● Given task:
Reproduce, please, only the lines from the first line below to the line containing "const y = d3.scaleLinear().domain([0, 15]).range([501, 16]);", inclusive.

● Supplied data:
:::::

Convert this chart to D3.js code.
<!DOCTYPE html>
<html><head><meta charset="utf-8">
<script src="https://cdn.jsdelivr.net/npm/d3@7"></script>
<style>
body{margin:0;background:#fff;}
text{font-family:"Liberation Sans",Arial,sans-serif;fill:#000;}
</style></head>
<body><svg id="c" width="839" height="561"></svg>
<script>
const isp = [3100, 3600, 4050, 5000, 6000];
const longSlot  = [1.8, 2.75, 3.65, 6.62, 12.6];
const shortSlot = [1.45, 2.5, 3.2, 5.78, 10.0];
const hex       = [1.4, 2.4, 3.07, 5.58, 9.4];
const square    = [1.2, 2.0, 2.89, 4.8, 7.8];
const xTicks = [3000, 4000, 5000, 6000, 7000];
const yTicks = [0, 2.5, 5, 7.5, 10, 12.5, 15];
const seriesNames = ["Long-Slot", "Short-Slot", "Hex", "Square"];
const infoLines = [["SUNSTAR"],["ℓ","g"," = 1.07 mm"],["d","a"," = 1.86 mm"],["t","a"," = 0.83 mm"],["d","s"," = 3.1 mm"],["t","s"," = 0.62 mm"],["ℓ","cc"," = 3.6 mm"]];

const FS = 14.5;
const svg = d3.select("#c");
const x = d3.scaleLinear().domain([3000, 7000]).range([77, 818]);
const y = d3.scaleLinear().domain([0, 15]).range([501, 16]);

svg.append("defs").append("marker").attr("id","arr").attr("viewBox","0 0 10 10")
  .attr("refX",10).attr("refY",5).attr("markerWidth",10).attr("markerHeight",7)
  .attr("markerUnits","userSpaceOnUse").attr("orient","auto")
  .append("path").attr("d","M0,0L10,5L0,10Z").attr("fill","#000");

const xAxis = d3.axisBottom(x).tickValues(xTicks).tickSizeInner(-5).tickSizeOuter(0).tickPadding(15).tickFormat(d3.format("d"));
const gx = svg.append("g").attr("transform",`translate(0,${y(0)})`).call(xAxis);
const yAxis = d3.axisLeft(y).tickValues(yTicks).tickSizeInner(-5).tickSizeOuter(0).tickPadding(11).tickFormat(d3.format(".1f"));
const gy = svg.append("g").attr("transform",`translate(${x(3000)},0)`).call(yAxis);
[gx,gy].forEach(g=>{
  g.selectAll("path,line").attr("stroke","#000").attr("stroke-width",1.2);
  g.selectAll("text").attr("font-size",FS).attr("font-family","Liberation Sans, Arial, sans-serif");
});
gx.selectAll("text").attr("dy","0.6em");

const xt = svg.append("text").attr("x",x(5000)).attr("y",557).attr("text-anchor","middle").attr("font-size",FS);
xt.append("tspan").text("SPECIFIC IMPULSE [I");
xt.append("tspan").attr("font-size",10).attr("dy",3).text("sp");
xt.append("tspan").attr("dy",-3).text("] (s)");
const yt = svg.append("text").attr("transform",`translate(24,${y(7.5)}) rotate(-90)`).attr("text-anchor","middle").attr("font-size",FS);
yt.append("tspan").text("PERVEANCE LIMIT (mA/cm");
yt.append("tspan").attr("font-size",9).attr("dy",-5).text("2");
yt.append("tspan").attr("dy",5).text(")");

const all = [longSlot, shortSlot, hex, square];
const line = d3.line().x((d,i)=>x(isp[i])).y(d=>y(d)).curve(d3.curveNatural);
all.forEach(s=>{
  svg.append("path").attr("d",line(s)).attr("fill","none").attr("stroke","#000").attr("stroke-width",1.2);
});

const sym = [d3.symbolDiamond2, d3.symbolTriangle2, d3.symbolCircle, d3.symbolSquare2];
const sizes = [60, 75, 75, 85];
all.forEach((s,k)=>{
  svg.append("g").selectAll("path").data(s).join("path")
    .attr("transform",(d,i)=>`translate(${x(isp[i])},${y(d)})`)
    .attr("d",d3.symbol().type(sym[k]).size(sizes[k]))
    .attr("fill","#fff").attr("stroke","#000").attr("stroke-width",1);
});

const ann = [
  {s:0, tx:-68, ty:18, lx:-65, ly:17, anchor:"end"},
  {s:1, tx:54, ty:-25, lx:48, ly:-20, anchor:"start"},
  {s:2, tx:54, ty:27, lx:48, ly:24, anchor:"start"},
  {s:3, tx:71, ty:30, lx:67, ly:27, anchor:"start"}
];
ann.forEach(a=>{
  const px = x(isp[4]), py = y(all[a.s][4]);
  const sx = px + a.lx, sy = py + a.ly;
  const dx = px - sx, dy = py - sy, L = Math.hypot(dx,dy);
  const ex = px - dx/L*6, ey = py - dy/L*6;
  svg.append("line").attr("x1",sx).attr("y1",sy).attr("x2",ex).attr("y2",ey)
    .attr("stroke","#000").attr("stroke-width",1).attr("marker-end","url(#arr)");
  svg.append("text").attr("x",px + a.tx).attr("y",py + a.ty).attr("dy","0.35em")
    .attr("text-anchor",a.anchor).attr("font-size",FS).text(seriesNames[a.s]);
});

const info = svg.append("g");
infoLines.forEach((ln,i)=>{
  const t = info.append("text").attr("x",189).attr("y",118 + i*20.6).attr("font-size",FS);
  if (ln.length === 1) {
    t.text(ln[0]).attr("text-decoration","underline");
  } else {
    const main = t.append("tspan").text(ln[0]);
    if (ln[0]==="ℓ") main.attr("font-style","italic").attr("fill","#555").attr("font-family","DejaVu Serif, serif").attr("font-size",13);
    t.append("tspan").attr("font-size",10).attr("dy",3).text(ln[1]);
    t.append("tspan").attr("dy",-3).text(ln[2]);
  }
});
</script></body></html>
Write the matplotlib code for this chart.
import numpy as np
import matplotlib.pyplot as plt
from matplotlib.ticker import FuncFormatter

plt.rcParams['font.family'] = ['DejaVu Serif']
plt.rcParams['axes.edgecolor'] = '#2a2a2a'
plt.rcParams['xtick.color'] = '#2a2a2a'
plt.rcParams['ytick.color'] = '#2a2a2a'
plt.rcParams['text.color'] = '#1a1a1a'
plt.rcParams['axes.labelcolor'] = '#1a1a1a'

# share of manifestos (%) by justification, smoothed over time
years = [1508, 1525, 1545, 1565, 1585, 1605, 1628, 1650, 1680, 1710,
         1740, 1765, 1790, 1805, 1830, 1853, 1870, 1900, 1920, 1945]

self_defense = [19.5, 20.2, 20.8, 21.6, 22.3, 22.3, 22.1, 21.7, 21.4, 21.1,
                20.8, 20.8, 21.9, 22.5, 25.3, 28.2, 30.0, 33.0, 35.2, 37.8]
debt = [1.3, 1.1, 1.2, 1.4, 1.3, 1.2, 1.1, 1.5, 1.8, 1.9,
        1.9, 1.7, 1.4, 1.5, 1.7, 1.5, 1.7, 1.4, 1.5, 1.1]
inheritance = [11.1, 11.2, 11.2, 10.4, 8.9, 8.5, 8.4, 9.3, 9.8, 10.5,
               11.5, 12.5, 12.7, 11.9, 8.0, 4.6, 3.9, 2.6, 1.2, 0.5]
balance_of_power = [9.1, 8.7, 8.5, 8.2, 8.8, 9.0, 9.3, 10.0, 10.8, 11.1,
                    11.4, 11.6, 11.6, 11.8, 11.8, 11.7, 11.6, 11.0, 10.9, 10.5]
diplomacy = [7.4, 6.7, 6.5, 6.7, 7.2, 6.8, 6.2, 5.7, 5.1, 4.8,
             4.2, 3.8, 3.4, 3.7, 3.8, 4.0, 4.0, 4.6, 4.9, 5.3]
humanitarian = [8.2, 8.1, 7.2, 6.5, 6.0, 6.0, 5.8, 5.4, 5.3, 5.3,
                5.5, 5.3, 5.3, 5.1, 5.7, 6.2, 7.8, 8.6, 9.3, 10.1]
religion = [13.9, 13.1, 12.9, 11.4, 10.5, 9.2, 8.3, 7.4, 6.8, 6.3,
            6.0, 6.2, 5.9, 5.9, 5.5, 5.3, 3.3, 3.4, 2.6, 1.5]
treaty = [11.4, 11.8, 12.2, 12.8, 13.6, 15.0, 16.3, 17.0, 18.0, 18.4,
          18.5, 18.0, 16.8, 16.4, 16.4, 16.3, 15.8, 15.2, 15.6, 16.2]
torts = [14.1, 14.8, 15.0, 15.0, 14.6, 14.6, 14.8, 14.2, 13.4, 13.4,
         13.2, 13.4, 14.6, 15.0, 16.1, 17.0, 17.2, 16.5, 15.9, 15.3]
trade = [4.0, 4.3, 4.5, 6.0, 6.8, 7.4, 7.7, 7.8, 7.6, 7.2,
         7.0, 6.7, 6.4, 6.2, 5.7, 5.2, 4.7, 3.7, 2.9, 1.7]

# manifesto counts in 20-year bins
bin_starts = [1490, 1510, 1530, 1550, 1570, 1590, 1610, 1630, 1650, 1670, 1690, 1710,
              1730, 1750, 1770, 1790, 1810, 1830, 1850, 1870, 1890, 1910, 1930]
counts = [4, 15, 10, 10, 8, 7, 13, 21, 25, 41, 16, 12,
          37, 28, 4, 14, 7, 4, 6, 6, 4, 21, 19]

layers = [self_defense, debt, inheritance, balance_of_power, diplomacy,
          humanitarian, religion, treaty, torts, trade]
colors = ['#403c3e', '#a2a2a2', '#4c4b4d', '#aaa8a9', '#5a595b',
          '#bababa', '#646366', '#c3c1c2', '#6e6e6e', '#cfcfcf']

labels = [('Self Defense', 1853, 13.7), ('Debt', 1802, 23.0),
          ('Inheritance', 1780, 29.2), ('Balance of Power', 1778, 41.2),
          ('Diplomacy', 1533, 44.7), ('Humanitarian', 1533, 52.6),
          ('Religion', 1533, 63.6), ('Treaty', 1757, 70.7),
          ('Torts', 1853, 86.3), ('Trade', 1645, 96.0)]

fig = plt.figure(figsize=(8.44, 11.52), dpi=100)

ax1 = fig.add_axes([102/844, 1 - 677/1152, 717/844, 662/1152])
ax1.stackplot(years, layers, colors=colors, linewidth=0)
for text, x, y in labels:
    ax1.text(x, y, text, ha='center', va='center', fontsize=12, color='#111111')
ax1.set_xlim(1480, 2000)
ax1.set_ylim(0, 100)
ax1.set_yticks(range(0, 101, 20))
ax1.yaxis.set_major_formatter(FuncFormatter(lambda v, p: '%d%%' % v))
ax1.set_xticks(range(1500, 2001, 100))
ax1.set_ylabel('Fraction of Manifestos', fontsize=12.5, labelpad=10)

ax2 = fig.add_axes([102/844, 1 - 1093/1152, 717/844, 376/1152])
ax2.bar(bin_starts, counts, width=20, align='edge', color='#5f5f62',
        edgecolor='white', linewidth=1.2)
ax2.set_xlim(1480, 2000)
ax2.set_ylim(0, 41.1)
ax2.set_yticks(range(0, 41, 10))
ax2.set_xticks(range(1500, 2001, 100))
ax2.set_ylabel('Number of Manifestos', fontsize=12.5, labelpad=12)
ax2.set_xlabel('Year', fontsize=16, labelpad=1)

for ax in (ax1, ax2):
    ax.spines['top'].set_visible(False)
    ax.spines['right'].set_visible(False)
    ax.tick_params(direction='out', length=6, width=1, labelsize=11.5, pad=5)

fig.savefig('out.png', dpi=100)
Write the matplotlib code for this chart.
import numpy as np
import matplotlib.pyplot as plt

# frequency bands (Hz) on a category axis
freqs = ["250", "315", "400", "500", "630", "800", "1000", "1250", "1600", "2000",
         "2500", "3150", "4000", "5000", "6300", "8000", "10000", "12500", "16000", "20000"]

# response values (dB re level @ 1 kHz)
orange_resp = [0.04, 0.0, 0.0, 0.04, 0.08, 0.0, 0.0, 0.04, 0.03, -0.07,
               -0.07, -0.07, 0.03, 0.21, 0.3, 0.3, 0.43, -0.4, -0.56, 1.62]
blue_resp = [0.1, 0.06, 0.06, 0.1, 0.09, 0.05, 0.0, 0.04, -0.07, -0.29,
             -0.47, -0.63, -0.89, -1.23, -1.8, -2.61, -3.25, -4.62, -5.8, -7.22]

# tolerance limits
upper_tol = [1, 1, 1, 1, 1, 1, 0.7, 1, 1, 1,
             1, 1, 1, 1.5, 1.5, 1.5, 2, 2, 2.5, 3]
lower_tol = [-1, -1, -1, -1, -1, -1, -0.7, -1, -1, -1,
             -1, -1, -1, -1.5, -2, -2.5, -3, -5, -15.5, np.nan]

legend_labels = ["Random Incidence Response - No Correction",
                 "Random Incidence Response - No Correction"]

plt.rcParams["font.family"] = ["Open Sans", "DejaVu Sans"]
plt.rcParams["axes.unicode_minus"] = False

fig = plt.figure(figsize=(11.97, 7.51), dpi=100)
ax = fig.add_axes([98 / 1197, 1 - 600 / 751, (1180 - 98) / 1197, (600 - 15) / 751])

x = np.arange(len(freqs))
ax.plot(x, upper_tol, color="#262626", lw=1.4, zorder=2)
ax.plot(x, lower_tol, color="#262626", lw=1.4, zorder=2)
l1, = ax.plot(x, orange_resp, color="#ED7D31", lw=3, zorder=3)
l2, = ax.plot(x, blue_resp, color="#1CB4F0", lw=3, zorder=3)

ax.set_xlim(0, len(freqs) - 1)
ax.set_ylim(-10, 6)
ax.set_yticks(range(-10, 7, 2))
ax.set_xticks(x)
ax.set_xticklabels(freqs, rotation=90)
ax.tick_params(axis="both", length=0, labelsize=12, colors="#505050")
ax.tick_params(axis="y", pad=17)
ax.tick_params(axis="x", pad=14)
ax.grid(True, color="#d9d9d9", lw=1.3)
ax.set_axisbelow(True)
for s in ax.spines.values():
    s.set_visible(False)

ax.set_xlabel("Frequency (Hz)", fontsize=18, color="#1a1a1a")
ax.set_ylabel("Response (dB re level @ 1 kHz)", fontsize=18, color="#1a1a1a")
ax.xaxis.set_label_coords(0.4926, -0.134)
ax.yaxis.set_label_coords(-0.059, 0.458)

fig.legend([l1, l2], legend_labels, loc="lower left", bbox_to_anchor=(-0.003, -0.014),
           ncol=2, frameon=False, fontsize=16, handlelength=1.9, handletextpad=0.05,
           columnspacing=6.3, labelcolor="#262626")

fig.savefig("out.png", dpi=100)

:::::

● Output for this exercise:
Convert this chart to D3.js code.
<!DOCTYPE html>
<html><head><meta charset="utf-8">
<script src="https://cdn.jsdelivr.net/npm/d3@7"></script>
<style>
body{margin:0;background:#fff;}
text{font-family:"Liberation Sans",Arial,sans-serif;fill:#000;}
</style></head>
<body><svg id="c" width="839" height="561"></svg>
<script>
const isp = [3100, 3600, 4050, 5000, 6000];
const longSlot  = [1.8, 2.75, 3.65, 6.62, 12.6];
const shortSlot = [1.45, 2.5, 3.2, 5.78, 10.0];
const hex       = [1.4, 2.4, 3.07, 5.58, 9.4];
const square    = [1.2, 2.0, 2.89, 4.8, 7.8];
const xTicks = [3000, 4000, 5000, 6000, 7000];
const yTicks = [0, 2.5, 5, 7.5, 10, 12.5, 15];
const seriesNames = ["Long-Slot", "Short-Slot", "Hex", "Square"];
const infoLines = [["SUNSTAR"],["ℓ","g"," = 1.07 mm"],["d","a"," = 1.86 mm"],["t","a"," = 0.83 mm"],["d","s"," = 3.1 mm"],["t","s"," = 0.62 mm"],["ℓ","cc"," = 3.6 mm"]];

const FS = 14.5;
const svg = d3.select("#c");
const x = d3.scaleLinear().domain([3000, 7000]).range([77, 818]);
const y = d3.scaleLinear().domain([0, 15]).range([501, 16]);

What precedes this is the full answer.